Eadweard James Muybridge was born on April 9, 1830 as Edward Muggeridge at Kingston-on-Thames, England, the son of John and Susannah (Smith) Muggeridge. In 1852, Muybridge immigrated to the United States. After a brief career in the printing business, Muybridge studied photography and eventually gained recognition for his landscape photographs of the American West.
In 1883 several important Philadelphians, including J.B. Lippincott and the provost William Pepper attended a meeting in the office of the provost of the University of Pennsylvania. During this meeting, the men decided to provide Muybridge with the grounds of the Veterinary Hospital and a $5,000 advance to begin work on the landmark study, Animal Locomotion. Starting in 1884, the University constructed an outdoor studio for Muybridge near 36th and Pine. The outdoor studio consisted of a three-sided black shed. White strings hung on the back wall of the shed to form a grid to measure the movement of a human or animal as it passed through the frames. For the production of the Animal Locomotion study, Mubridge improved his photographic techniques by using dry plate technology, rather than the wet plate technology he had previously used. He also equipped his three batteries of twelve cameras each with electronically released shutters, allowing shorter exposure times.
The Animal Locomotion study contains 781 photographs of males and females performing common actions, often nude; physically deformed males and females from the Philadelphia Hospital and a variety of animal species from the Philadelphia Zoo. Models also included students and faculty from the University of Pennsylvania and the Pennsylvania Academy of Fine Arts. This study, completed in 1887 and published under the sponsorship of the University, would prove to be of great use to artists, anatomists, physiologists, and athletes. To see more of Muybridge’s images, click here.
Muybridge used a special printing technique to capture these mesmerizing and enduring images. Heliogravure is the oldest procedure for reproducing photographic images. It was first invented in the early 19th century by Joseph Nicéphore Niepce, of France, and later perfected by Talbot, Niepce de Saint-Victor, Baldus and Klic.

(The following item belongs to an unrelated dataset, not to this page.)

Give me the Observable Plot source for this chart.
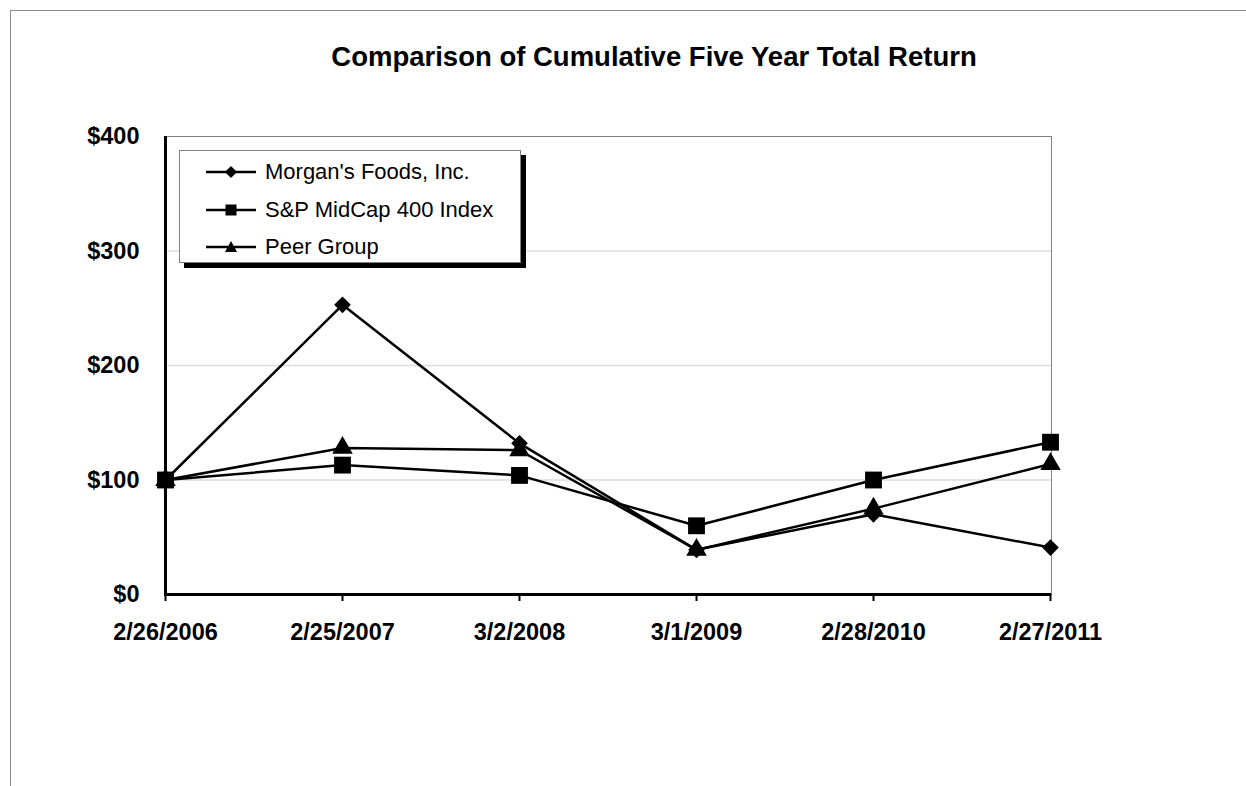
<!DOCTYPE html>
<html>
<head>
<meta charset="utf-8">
<script src="https://cdn.jsdelivr.net/npm/d3@7"></script>
<script src="https://cdn.jsdelivr.net/npm/@observablehq/plot@0.6"></script>
<style>
  html, body { margin: 0; padding: 0; background: #fff; }
  body { width: 1246px; height: 786px; overflow: hidden; position: relative;
         font-family: "Liberation Sans", Arial, sans-serif; color: #000; }
  #frame { position: absolute; left: 10px; top: 10px; width: 1400px; height: 1000px;
           border: 1px solid #8c8c8c; box-sizing: border-box; }
  #chart { position: absolute; left: 0; top: 0; }
  #title { position: absolute; left: 654px; top: 43px; transform: translateX(-50%);
           white-space: nowrap; font-weight: bold; font-size: 27.5px; line-height: 27px; }
  #legend { position: absolute; left: 179px; top: 150px; width: 342px; height: 113px;
            box-sizing: border-box; border: 1px solid #808080; background: #fff;
            box-shadow: 5px 5px 0 #000; }
  .row { position: absolute; left: 0; height: 26px; display: flex; align-items: center;
         font-size: 22px; white-space: nowrap; }
  .row svg { margin-left: 26px; margin-right: 9px; }
</style>
</head>
<body>
<div id="frame"></div>
<div id="chart"></div>
<div id="title"></div>
<div id="legend"></div>
<script>
const title = "Comparison of Cumulative Five Year Total Return";
const dates = ["2/26/2006", "2/25/2007", "3/2/2008", "3/1/2009", "2/28/2010", "2/27/2011"];
const seriesNames = ["Morgan's Foods, Inc.", "S&P MidCap 400 Index", "Peer Group"];
const morgan = [100, 253, 132, 39, 70, 41];
const midcap = [100, 113, 104, 60, 100, 133];
const peer = [100, 128, 126, 39, 75, 114];
const yTicks = [0, 100, 200, 300, 400];

const seriesValues = [morgan, midcap, peer];
const symbols = ["diamond2", "square", "triangle"];
const radii = [7.5, 9.5, 7.6];

const rows = [];
seriesNames.forEach((name, i) => {
  dates.forEach((d, j) => rows.push({series: name, date: d, value: seriesValues[i][j]}));
});

const lineMarks = seriesNames.map(name =>
  Plot.line(rows.filter(r => r.series === name), {x: "date", y: "value", stroke: "#000", strokeWidth: 2.5})
);
const dotMarks = seriesNames.map((name, i) =>
  Plot.dot(rows.filter(r => r.series === name), {x: "date", y: "value", symbol: symbols[i], r: radii[i], fill: "#000", stroke: "none"})
);

const chart = Plot.plot({
  width: 1246,
  height: 786,
  marginLeft: 164,
  marginRight: 195,
  marginTop: 136,
  marginBottom: 192,
  style: {fontFamily: "'Liberation Sans', Arial, sans-serif", color: "#000", background: "transparent", overflow: "visible"},
  x: {type: "point", domain: dates, padding: 0, axis: null, label: null},
  y: {domain: [0, 400], axis: null, label: null},
  marks: [
    Plot.ruleY([100, 200, 300], {stroke: "#dcdcdc", strokeWidth: 1.5}),
    Plot.frame({stroke: "#808080", strokeWidth: 1}),
    Plot.axisY({ticks: yTicks, tickSize: 0, tickPadding: 25, tickFormat: d => "$" + d, fontSize: 23.5, fontWeight: "bold", label: null}),
    Plot.axisX({tickSize: 7, tickPadding: 22, strokeWidth: 2, fontSize: 23.5, fontWeight: "bold", label: null}),
    Plot.ruleX([dates[0]], {stroke: "#000", strokeWidth: 3}),
    Plot.ruleY([0], {stroke: "#000", strokeWidth: 3}),
    ...lineMarks,
    ...dotMarks
  ]
});
document.getElementById("chart").appendChild(chart);
document.getElementById("title").textContent = title;

// Legend
const legend = document.getElementById("legend");
const rowCenters = [21, 59, 96];
const legendShapes = [
  '<polygon points="25,4 31,10 25,16 19,10" fill="#000"/>',
  '<rect x="19.5" y="4.5" width="11" height="11" fill="#000"/>',
  '<polygon points="25,4 31,15 19,15" fill="#000"/>'
];
seriesNames.forEach((name, i) => {
  const row = document.createElement("div");
  row.className = "row";
  row.style.top = (rowCenters[i] - 13) + "px";
  row.innerHTML = '<svg width="50" height="20" viewBox="0 0 50 20"><line x1="0" y1="10" x2="50" y2="10" stroke="#000" stroke-width="2.5"/>' + legendShapes[i] + '</svg>';
  const span = document.createElement("span");
  span.textContent = name;
  row.appendChild(span);
  legend.appendChild(row);
});
</script>
</body>
</html>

The process involves two distinct steps. First, in a complex photochemical procedure that creates the intaglio surface, the photographic image is fixed and etched upon a specially prepared copper plate. The finished plate is then placed on a hand-turned press, and the image is printed onto dampened etching paper using special inks. The result is an incomparably rich palette of blacks and shades of gray, its breadth of tonal range, its exquisite expressiveness.
Today there are only a handful of individuals in the world who specialize in this domain.